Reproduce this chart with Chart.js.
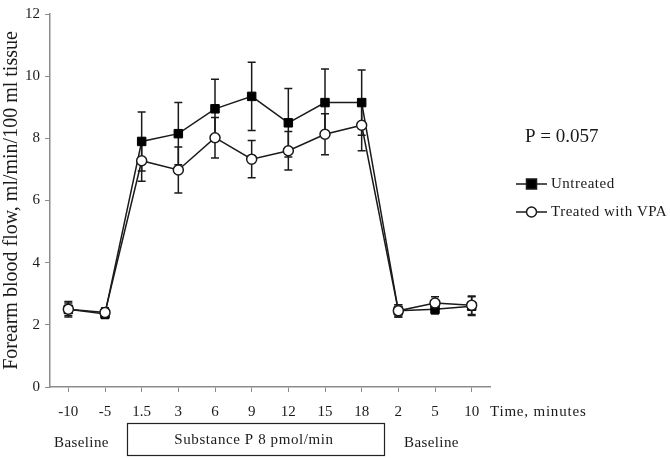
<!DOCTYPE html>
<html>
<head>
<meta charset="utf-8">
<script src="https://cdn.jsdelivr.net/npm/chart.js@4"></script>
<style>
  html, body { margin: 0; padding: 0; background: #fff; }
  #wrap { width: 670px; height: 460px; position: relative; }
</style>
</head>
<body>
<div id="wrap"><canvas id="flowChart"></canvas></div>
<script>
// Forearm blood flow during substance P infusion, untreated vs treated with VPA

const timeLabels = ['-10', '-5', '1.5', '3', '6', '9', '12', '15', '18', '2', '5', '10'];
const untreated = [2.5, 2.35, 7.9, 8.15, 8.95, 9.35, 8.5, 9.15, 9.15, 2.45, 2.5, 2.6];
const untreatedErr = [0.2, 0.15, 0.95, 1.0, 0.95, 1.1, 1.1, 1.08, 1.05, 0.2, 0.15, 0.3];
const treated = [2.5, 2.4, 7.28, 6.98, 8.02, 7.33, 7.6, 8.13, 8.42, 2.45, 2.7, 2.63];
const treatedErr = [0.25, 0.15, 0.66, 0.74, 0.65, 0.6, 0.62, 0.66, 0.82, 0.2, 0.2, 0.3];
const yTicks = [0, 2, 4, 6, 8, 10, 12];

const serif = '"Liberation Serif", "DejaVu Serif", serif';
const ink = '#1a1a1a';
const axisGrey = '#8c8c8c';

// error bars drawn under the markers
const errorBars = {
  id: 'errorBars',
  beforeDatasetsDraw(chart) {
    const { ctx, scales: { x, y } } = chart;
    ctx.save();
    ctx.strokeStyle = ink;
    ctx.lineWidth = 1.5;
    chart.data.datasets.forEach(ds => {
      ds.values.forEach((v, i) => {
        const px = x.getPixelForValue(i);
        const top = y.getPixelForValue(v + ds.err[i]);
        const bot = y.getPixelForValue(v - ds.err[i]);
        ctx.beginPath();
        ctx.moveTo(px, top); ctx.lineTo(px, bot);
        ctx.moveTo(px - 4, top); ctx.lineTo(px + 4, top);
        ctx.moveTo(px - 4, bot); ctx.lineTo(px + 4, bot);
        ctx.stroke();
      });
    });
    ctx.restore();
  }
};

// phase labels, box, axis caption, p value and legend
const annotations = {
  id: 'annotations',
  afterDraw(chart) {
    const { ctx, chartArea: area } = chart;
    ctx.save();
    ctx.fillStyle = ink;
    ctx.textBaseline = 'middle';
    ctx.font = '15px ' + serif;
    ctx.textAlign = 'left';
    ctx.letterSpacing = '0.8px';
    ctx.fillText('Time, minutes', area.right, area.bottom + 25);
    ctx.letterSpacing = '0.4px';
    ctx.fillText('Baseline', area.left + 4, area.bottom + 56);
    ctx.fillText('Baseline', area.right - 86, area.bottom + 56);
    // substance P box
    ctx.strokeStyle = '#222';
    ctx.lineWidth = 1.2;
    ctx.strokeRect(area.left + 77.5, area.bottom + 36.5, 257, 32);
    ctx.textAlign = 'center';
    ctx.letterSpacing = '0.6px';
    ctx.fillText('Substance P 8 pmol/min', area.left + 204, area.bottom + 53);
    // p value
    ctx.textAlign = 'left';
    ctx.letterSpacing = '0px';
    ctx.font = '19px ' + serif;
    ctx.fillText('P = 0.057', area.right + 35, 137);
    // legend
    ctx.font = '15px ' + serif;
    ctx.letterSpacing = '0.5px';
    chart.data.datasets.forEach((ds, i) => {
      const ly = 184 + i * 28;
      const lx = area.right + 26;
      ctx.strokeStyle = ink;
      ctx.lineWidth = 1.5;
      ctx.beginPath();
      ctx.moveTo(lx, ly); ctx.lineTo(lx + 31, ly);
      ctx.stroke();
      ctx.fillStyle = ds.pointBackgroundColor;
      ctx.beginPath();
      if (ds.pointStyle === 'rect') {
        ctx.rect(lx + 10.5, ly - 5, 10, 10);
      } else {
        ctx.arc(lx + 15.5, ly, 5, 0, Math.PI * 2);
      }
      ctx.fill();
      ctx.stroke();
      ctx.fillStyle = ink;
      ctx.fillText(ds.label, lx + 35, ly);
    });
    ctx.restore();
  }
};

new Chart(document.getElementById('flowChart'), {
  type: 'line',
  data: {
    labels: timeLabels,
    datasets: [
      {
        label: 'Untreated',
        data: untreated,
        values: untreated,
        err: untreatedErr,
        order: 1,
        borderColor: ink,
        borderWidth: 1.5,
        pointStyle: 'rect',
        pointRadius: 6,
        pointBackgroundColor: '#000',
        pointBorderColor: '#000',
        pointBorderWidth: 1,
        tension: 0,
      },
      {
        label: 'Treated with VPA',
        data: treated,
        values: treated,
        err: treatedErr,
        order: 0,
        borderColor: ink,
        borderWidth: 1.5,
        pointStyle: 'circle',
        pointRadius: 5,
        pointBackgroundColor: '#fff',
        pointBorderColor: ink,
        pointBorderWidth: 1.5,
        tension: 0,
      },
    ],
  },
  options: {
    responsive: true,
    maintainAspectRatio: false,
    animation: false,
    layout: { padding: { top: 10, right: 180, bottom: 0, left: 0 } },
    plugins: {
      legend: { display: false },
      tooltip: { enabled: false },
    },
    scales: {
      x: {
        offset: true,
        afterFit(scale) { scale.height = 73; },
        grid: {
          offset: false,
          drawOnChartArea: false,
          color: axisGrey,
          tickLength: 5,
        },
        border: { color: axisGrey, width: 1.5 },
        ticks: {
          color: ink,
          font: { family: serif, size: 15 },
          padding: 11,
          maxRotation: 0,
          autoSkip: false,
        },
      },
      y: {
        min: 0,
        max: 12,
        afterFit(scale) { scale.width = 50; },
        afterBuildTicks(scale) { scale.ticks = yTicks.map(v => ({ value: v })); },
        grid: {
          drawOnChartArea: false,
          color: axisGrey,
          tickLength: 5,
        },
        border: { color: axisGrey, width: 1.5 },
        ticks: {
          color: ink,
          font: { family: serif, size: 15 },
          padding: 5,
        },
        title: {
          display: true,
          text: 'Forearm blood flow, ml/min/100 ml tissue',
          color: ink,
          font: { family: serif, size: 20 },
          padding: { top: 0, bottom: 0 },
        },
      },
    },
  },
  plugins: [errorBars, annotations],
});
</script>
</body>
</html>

============

Task to carry out: Only the lines from the start of the material through the line containing "const axisGrey = '#8c8c8c';" should be transcribed. Pictures stay out.

Exercise response:
Reproduce this chart with Chart.js.
<!DOCTYPE html>
<html>
<head>
<meta charset="utf-8">
<script src="https://cdn.jsdelivr.net/npm/chart.js@4"></script>
<style>
  html, body { margin: 0; padding: 0; background: #fff; }
  #wrap { width: 670px; height: 460px; position: relative; }
</style>
</head>
<body>
<div id="wrap"><canvas id="flowChart"></canvas></div>
<script>
// Forearm blood flow during substance P infusion, untreated vs treated with VPA

const timeLabels = ['-10', '-5', '1.5', '3', '6', '9', '12', '15', '18', '2', '5', '10'];
const untreated = [2.5, 2.35, 7.9, 8.15, 8.95, 9.35, 8.5, 9.15, 9.15, 2.45, 2.5, 2.6];
const untreatedErr = [0.2, 0.15, 0.95, 1.0, 0.95, 1.1, 1.1, 1.08, 1.05, 0.2, 0.15, 0.3];
const treated = [2.5, 2.4, 7.28, 6.98, 8.02, 7.33, 7.6, 8.13, 8.42, 2.45, 2.7, 2.63];
const treatedErr = [0.25, 0.15, 0.66, 0.74, 0.65, 0.6, 0.62, 0.66, 0.82, 0.2, 0.2, 0.3];
const yTicks = [0, 2, 4, 6, 8, 10, 12];

const serif = '"Liberation Serif", "DejaVu Serif", serif';
const ink = '#1a1a1a';
const axisGrey = '#8c8c8c';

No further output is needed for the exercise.